The English High Court has sanctioned the scheme of arrangement proposed by Provident Financial, by which the net liabilities of two Provident group companies to their redress creditors will be subject to a 90-95% haircut.  This case raises two interesting questions.

Why was the scheme sanctioned when the recent Amigo Loans scheme was not?  

While the proposed Amigo scheme (on which, see our post) was similar to the Provident scheme in terms of intended outcome and method (each scheme sought to compromise liabilities owing to certain redress creditors by way of a new SPV that would assume and then scheme those liabilities), there was a key difference between the two. 

In the Amigo scheme, the court concluded that Amigo failed to articulate in its Explanatory Statement two crucial issues: (i) the realistic possibility that an alternative scheme might be proposed if its scheme were unsuccessful and (ii) the reason why Amigo shareholders were retaining the full amount of their equity while redress creditors were being asked to take a 90% haircut.  Without that information to hand, the court determined that creditors were unable to form a reasonable judgment on whether the Amigo scheme was in their interests and, as a result, it could not place any reliance on the votes of those creditors which had approved the scheme. 

The same issues did not arise for the Provident scheme because the court concluded, on the strength of the (uncontested) evidence provided by Provident, that there was no likelihood of an alternative scheme or plan (the relevant group companies were being wound down regardless of whether the scheme was sanctioned) and that any residual value emanating from the scheme would flow to the scheme creditors rather than the Provident group or its shareholders. 

The disclosure inadequacies that were fatal to the Amigo scheme were not present in the Provident scheme.  

Why did the FCA not oppose the scheme despite expressing serious concerns about it?  

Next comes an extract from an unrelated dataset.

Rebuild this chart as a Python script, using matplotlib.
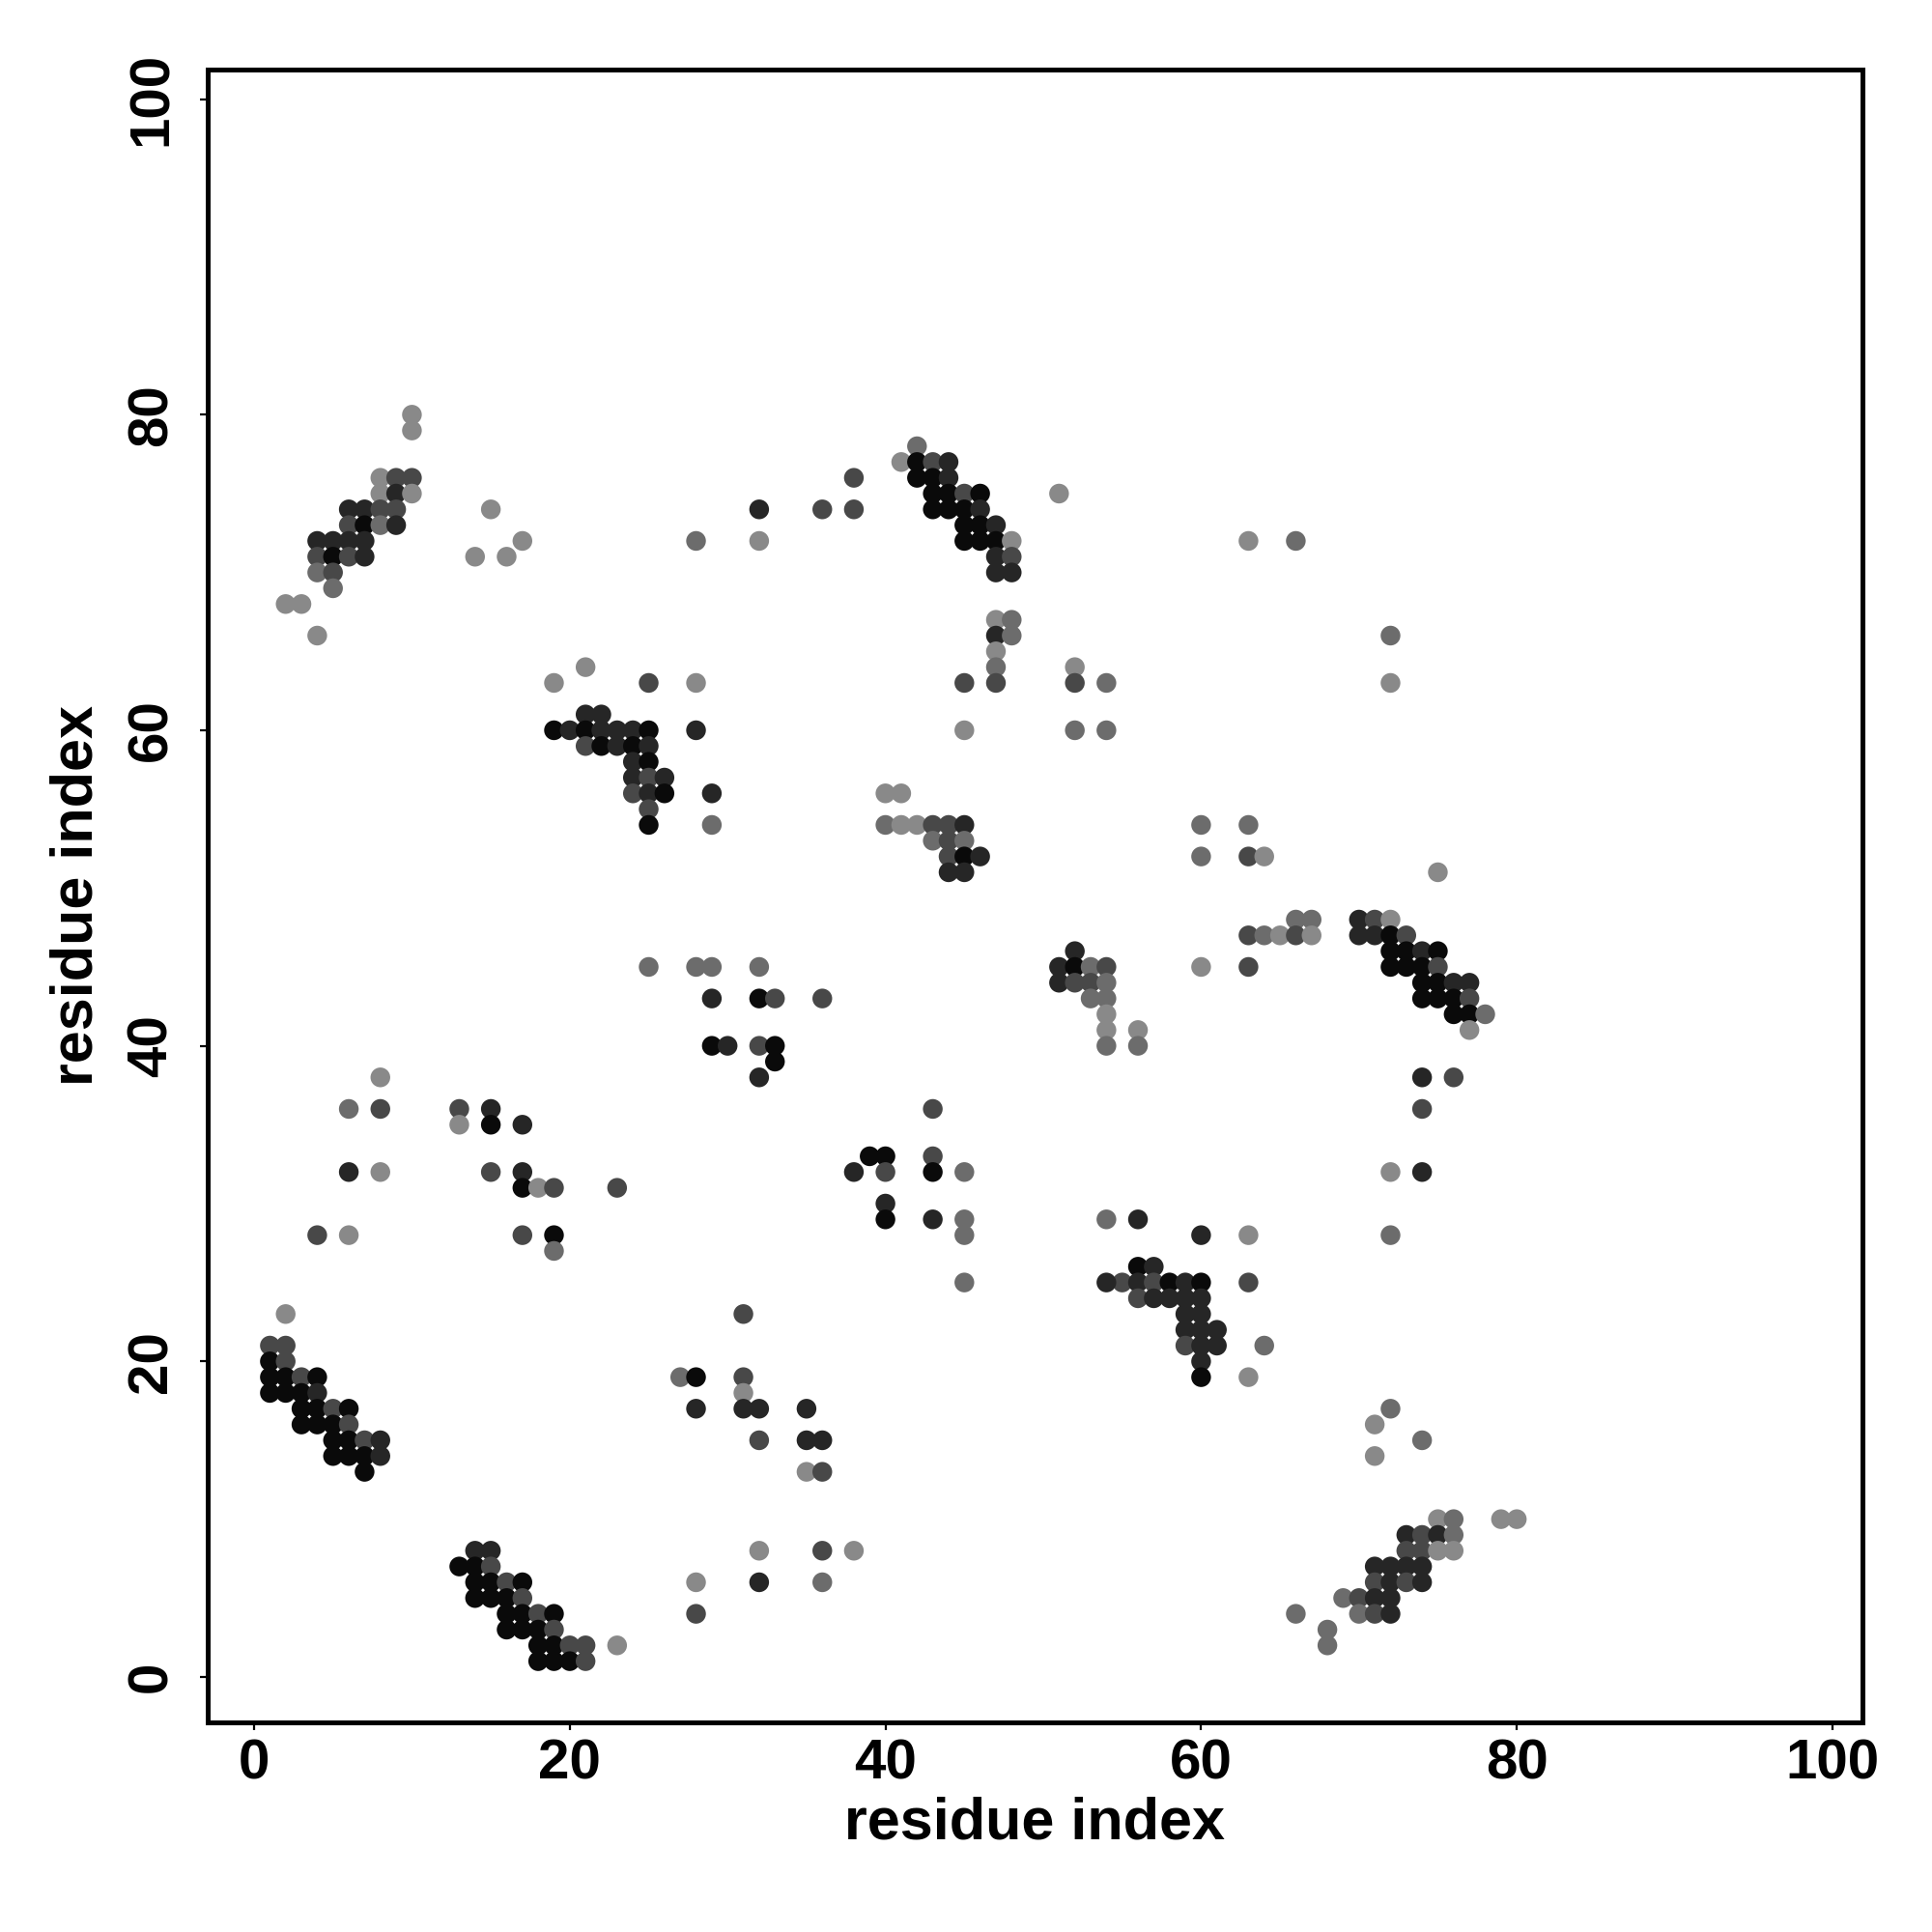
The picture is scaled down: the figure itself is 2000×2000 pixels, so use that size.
import matplotlib
matplotlib.use("Agg")
import matplotlib.pyplot as plt
import numpy as np

# contact map: residue i, residue j, contact level (1 = weak/light grey ... 5 = strong/black)
res_i = [
    10, 10, 8, 9, 10, 8, 9, 10, 6, 7, 8, 9, 15, 6, 7, 8, 9, 4, 5, 6, 7, 17,
    4, 5, 6, 7, 14, 16, 4, 5, 5, 2, 3, 4, 21, 19, 25, 21, 22,
    19, 20, 21, 22, 23, 24, 25, 21, 22, 23, 24, 25, 24, 25, 24, 25, 26, 24, 25, 26, 25, 25,
    42, 41, 42, 43, 44, 38, 42, 43, 44, 43, 44, 45, 46, 51,
    32, 36, 38, 43, 44, 45, 46, 45, 46, 47, 28, 32, 45, 46, 47, 48,
    47, 48, 47, 48, 47, 48, 47, 48, 47, 47, 52, 28, 45, 47, 52, 54,
    28, 45, 52, 54, 29, 40, 41, 29, 40, 41, 42, 43, 44, 45,
    63, 66, 72, 72, 60, 63,
    25, 8, 6, 8, 13, 15, 13, 15, 17, 6, 8, 15, 17, 17, 18, 19, 23, 4, 6, 17, 19, 19,
    43, 44, 45, 44, 45, 46, 44, 45, 28, 29, 32, 52, 51, 52, 53, 54, 51, 52, 53, 54,
    29, 32, 33, 36, 53, 54, 54, 54, 29, 30, 32, 33, 54, 33, 32, 43, 39, 40, 43,
    38, 40, 43, 45, 40, 40, 43, 45, 54, 45, 45,
    60, 63, 64, 75, 66, 67, 70, 71, 72, 63, 64, 65, 66, 67, 70, 71, 72, 73,
    72, 73, 74, 75, 60, 63, 72, 73, 74, 75, 74, 75, 76, 77, 74, 75, 76, 77,
    76, 77, 78, 77, 56, 56, 74, 76, 74, 72, 74, 56, 60, 63, 72, 56, 57,
    2, 1, 2, 1, 2, 1, 2, 3, 4, 1, 2, 3, 4, 3, 4, 5, 6, 3, 4, 5, 6,
    5, 6, 7, 8, 5, 6, 7, 8, 7, 14, 15, 13, 14, 15, 14, 15, 16, 17, 14, 15, 16, 17,
    16, 17, 18, 19, 16, 17, 18, 19, 18, 19, 20, 21, 23, 18, 19, 20, 21, 27,
    55, 31, 28, 31, 31, 28, 31, 32, 35, 32, 35, 36, 35, 36, 32, 36, 38, 28, 32, 36, 28,
    54, 56, 57, 58, 59, 60, 63, 56, 57, 58, 59, 60, 59, 60, 59, 60, 61, 59, 60, 61, 64,
    60, 60, 63, 72, 71, 74, 71, 75, 76, 79, 80, 73, 74, 75, 76, 73, 74, 75, 76,
    71, 72, 73, 74, 71, 72, 73, 74, 69, 70, 71, 72, 66, 70, 71, 72, 68, 68,
]
res_j = [
    80, 79, 76, 76, 76, 75, 75, 75, 74, 74, 74, 74, 74, 73, 73, 73, 73, 72, 72, 72, 72, 72,
    71, 71, 71, 71, 71, 71, 70, 70, 69, 68, 68, 66, 64, 63, 63, 61, 61,
    60, 60, 60, 60, 60, 60, 60, 59, 59, 59, 59, 59, 58, 58, 57, 57, 57, 56, 56, 56, 55, 54,
    78, 77, 77, 77, 77, 76, 76, 76, 76, 75, 75, 75, 75, 75,
    74, 74, 74, 74, 74, 74, 74, 73, 73, 73, 72, 72, 72, 72, 72, 72,
    71, 71, 70, 70, 67, 67, 66, 66, 65, 64, 64, 63, 63, 63, 63, 63,
    60, 60, 60, 60, 56, 56, 56, 54, 54, 54, 54, 54, 54, 54,
    72, 72, 66, 63, 54, 54,
    45, 38, 36, 36, 36, 36, 35, 35, 35, 32, 32, 32, 32, 31, 31, 31, 31, 28, 28, 28, 28, 27,
    53, 53, 53, 52, 52, 52, 51, 51, 45, 45, 45, 46, 45, 45, 45, 45, 44, 44, 44, 44,
    43, 43, 43, 43, 43, 43, 42, 41, 40, 40, 40, 40, 40, 39, 38, 36, 33, 33, 33,
    32, 32, 32, 32, 30, 29, 29, 29, 29, 28, 25,
    52, 52, 52, 51, 48, 48, 48, 48, 48, 47, 47, 47, 47, 47, 47, 47, 47, 47,
    46, 46, 46, 46, 45, 45, 45, 45, 45, 45, 44, 44, 44, 44, 43, 43, 43, 43,
    42, 42, 42, 41, 41, 40, 38, 38, 36, 32, 32, 29, 28, 28, 28, 26, 26,
    23, 21, 21, 20, 20, 19, 19, 19, 19, 18, 18, 18, 18, 17, 17, 17, 17, 16, 16, 16, 16,
    15, 15, 15, 15, 14, 14, 14, 14, 13, 8, 8, 7, 7, 7, 6, 6, 6, 6, 5, 5, 5, 5,
    4, 4, 4, 4, 3, 3, 3, 3, 2, 2, 2, 2, 2, 1, 1, 1, 1, 19,
    25, 23, 19, 19, 18, 17, 17, 17, 17, 15, 15, 15, 13, 13, 8, 8, 8, 6, 6, 6, 4,
    25, 25, 25, 25, 25, 25, 25, 24, 24, 24, 24, 24, 23, 23, 22, 22, 22, 21, 21, 21, 21,
    20, 19, 19, 17, 16, 15, 14, 10, 10, 10, 10, 9, 9, 9, 9, 8, 8, 8, 8,
    7, 7, 7, 7, 6, 6, 6, 6, 5, 5, 5, 5, 4, 4, 4, 4, 3, 2,
]
level = [
    1, 1, 1, 3, 3, 1, 4, 1, 4, 4, 3, 3, 1, 3, 5, 2, 4, 4, 4, 4, 4, 1,
    3, 5, 3, 4, 1, 1, 2, 3, 2, 1, 1, 1, 1, 1, 3, 4, 4,
    5, 4, 5, 4, 4, 4, 5, 3, 5, 4, 5, 4, 4, 5, 4, 3, 4, 3, 4, 5, 3, 5,
    2, 1, 5, 3, 4, 3, 5, 5, 4, 5, 5, 3, 5, 1,
    4, 3, 3, 5, 5, 5, 4, 5, 5, 4, 2, 1, 5, 5, 5, 1,
    4, 3, 4, 4, 1, 2, 4, 2, 1, 2, 1, 1, 3, 3, 3, 2,
    4, 1, 2, 2, 4, 1, 1, 2, 2, 1, 1, 3, 3, 4,
    1, 2, 2, 1, 2, 2,
    2, 1, 2, 3, 3, 4, 1, 5, 4, 4, 1, 3, 4, 5, 1, 3, 3, 3, 1, 3, 5, 2,
    2, 3, 2, 3, 5, 4, 4, 4, 2, 2, 2, 4, 4, 5, 2, 3, 4, 3, 3, 2,
    4, 5, 3, 3, 2, 2, 1, 1, 5, 4, 3, 5, 2, 5, 4, 3, 5, 5, 3,
    4, 3, 5, 2, 4, 5, 4, 2, 2, 2, 2,
    2, 3, 1, 1, 2, 2, 4, 3, 1, 3, 2, 1, 3, 1, 4, 4, 5, 3,
    5, 5, 4, 5, 1, 3, 5, 5, 5, 3, 5, 5, 4, 4, 5, 5, 5, 3,
    5, 5, 2, 1, 1, 2, 4, 3, 3, 1, 4, 4, 4, 1, 2, 5, 4,
    1, 3, 3, 5, 3, 5, 5, 3, 5, 5, 5, 5, 4, 5, 5, 3, 5, 5, 5, 5, 3,
    5, 5, 3, 4, 5, 5, 5, 4, 5, 4, 4, 5, 5, 3, 5, 5, 3, 5, 5, 5, 5, 3,
    5, 5, 3, 5, 5, 5, 5, 3, 5, 5, 3, 3, 1, 5, 5, 5, 3, 2,
    3, 3, 5, 3, 1, 4, 4, 4, 4, 3, 4, 4, 1, 3, 1, 3, 1, 1, 4, 2, 3,
    4, 4, 3, 5, 4, 5, 3, 3, 4, 4, 4, 4, 4, 4, 4, 4, 4, 3, 4, 4, 2,
    4, 5, 1, 2, 1, 2, 1, 1, 2, 1, 1, 4, 3, 4, 2, 3, 3, 1, 1,
    4, 4, 4, 4, 3, 4, 3, 4, 2, 3, 4, 4, 2, 2, 3, 4, 2, 2,
]

tick_vals = [0, 20, 40, 60, 80, 100]
grey_of_level = {1: "#898989", 2: "#6c6c6c", 3: "#484848", 4: "#262626", 5: "#0a0a0a"}

plt.rcParams['font.family'] = ['Liberation Sans', 'DejaVu Sans']
plt.rcParams['font.weight'] = 'bold'

fig = plt.figure(figsize=(10, 10), dpi=200)
ax = fig.add_axes([0.1075, 0.1085, 0.8565, 0.8557])

cols = [grey_of_level[l] for l in level]
ax.scatter(res_i, res_j, s=54, c=cols, linewidths=0, zorder=3)

ax.set_xlim(-2.94, 101.9)
ax.set_ylim(-2.88, 101.9)
ax.set_xticks(tick_vals)
ax.set_yticks(tick_vals)
ax.set_xticklabels([str(t) for t in tick_vals], fontsize=21, fontweight='bold')
ax.set_yticklabels([str(t) for t in tick_vals], fontsize=21, fontweight='bold',
                   rotation=90, va='center')
ax.tick_params(direction='out', length=3, width=0.8, pad=3)
ax.tick_params(axis='y', pad=8)

for sp in ax.spines.values():
    sp.set_linewidth(1.8)

ax.set_xlabel('residue index', fontsize=22, fontweight='bold', labelpad=2)
ax.set_ylabel('residue index', fontsize=22, fontweight='bold', labelpad=8)

fig.savefig('out.png', dpi=200, facecolor='white')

The FCA was involved in the convening hearing for the Provident scheme, but decided not to participate in the sanction hearing or oppose the scheme, because of two key factors:

  1. If the scheme were not sanctioned, redress creditors would receive less (if anything) in the imminent insolvency of the two companies whose liabilities were the subject of the scheme.
  2. There was no unfair benefit accruing to the Provident group and its stakeholders at the expense of redress creditors as a consequence of the scheme. 

That said, the FCA did express several "serious concerns" about the scheme in a letter sent to Provident ahead of the sanction hearing, stating that the scheme was inconsistent with its rules, principles and objectives and objecting to, among other things, redress creditors receiving less than the value of their claims and the Provident group not contributing more to paying those creditors.  However, in the court's view, these concerns, while in some instances relevant to its assessment of the scheme, were either regulatory matters for the FCA to reflect on or were concerns which the FCA failed to substantiate by not participating in the sanction hearing.  

In deciding not to challenge the scheme at the sanction hearing, the FCA seems to have concluded that the scheme was the least worst outcome and that, having at least extracted from Provident certain material modifications to the scheme at the convening hearing stage, it had achieved as much as it could do.  Its letter of concerns can be viewed more as a continuum of its supervisory duty to assess, and an opportunity to publicly express its concerns about, the scheme than an attempt to frustrate it.

We recently observed whether in cases such as this the FCA would be able to discharge its regulatory obligation to oversee schemes in the interests of scheme creditors while at the same time allowing scheme creditors and companies the autonomy to conduct the scheme process in a manner consistent with the relevant scheme legislation and common law principles.  The FCA appears to have struck that balance in this case.  

However, the FCA clearly has strong reservations about the use of schemes to compromise the redress claims of consumers.  It has shown that it will oppose them if there are grounds to do so (as it did with Amigo), and it intends to launch a consultation process on guidance regarding its approach to schemes and similar restructuring tools – potentially another area of development in the ever-evolving domain of schemes and restructuring plans!